The Good Business
Pour le nouveau président argentin, Mauricio Macri, l’exploitation de ce gigantesque gisement est une priorité. La série de nouveaux investissements étrangers annoncés en début d’année signe un nouvel épisode dans une histoire encore courte, mais déjà très mouvementée, qui met en évidence les forces et les faiblesses de ce pays.
Pollution et mobilisation Mapuche
La ville de Neuquén, capitale de la Patagonie, est alors présentée comme l’équivalent argentin de Houston aux Etats-Unis, et la ville agricole d’Añelo comme la nouvelle capitale du gaz de schiste. La ville double sa population entre 2010 et 2014. Le volontarisme d’YPF et de Chevron provoque toutefois une levée de boucliers de la part de certaines populations locales pourtant habituées à travailler – ou du moins à cohabiter – avec les acteurs du pétrole depuis des années dans la région. Mais l’extension de la prospection empiète sur des territoires protégés. La communauté indienne des Mapuche est ainsi au premier rang des opposants à l’exploitation. Un conflit qui se tend lorsque YPF et Chevron commencent à travailler sur la zone de Loma Campana, une zone spécifiquement revendiquée par la communauté des Indiens Mapuche de Campo Maripe. En 2013, le dirigeant de la Confédération mapuche de Neuquén, regroupant une soixantaine de communautés indiennes, lance l’occupation de ces champs d’hydrocarbures pour manifester contre l’utilisation de la fracturation hydraulique.
L’opposition se lève également lorsque l’activité pétrolière et gazière est tenue pour responsable de pollutions évidentes dans la région. « Les sociétés pétrolières n’expliquent pas où elles captent l’eau, dans quelle quantité, ni à quel prix. Ce que l’on sait, c’est que, près des zones d’exploitation, tu hésites avant de prendre ta douche… au pétrole », explique Grégory Lassalle. Les pétroliers commencent également à forer sur des sites fragiles. Comme celui d’Auca Mahuida, protégé notamment pour la conservation des oiseaux, où se développent pourtant onze concessions en 2012. Des écologistes, des syndicats, des Mapuche et des mouvements citoyens finissent ainsi par se coaliser et fondent, à Neuquén, en 2013, une « multisectorielle » : une action commune entre plusieurs organisations. Cette initiative ne réussit toutefois pas à inverser le sentiment globalement positif que représentait pour les Argentins cette manne. Si l’enthousiasme autour de Vaca Muerta redescend d’un coup en 2014, c’est surtout le résultat de la chute des prix du pétrole et du gaz sur les marchés mondiaux. Les médias argentins retournent leur veste et expliquent alors que « la “vache morte” est plus morte que la vache à lait ».
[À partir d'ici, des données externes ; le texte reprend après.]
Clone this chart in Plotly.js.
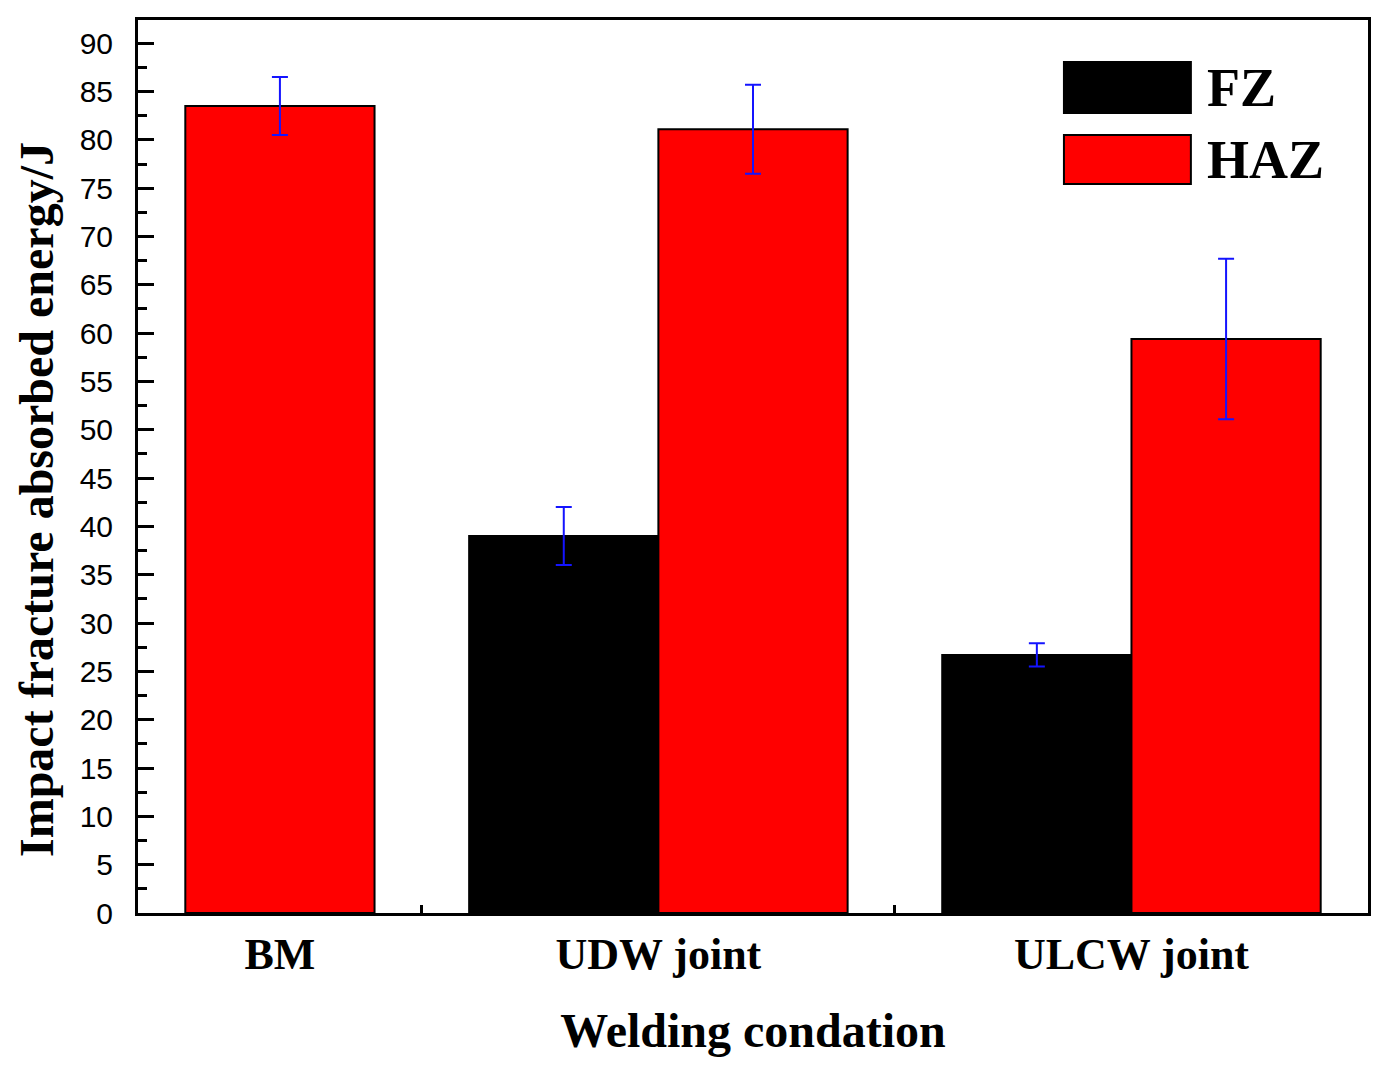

Vaca Muerta, priorité de Mauricio Macri
Début 2017, le gisement de Vaca Muerta connaît une nouvelle jeunesse, grâce à la remontée des prix du gaz à l’international.
Si l’exploitation du gaz de schiste en Argentine reste encore chère comparée à celle aux Etats-Unis, selon la banque Morgan Stanley, l’arrivée au pouvoir de Mauricio Macri a permis de rassurer les investisseurs. Le nouveau président continue le travail de soutien au gaz de schiste en accordant une subvention à l’exploitation du gaz en sortie de puits. Il négocie également de nouvelles conditions de travail avec les syndicats pour réduire le coût du travail. Il se rend enfin à Houston pour attirer en Argentine les compagnies pétrolières dont les équipements d’exploitation de gaz de schiste étaient inutilisés à cause du ralentissement du marché aux Etats-Unis.
Sur le plan politique, la mobilisation des populations locales s’est disloquée. « Aujourd’hui, les gens restent en faveur de l’exploitation du gaz de schiste, même s’ils savent que c’est polluant, car le pétrole crée du travail et draine beaucoup d’argent. S’il y avait un référendum à Neuquén aujourd’hui, une majorité se prononcerait en faveur de l’exploitation des gaz de schiste », explique Grégory Lassalle. Même parmi les communautés indiennes, certains, surtout les jeunes, ont été attirés par les perspectives de bien gagner leur vie. Les promesses ont eu raison des convictions… Au printemps dernier, dans la foulée de la confirmation de l‘investissement de Total sur le site de Vaca Muerta, le gouvernement confirme attendre un investissement de 8 à 9 milliards de dollars sur l’année pour le gisement. Vaca Muerta vient de retrouver une nouvelle jeunesse.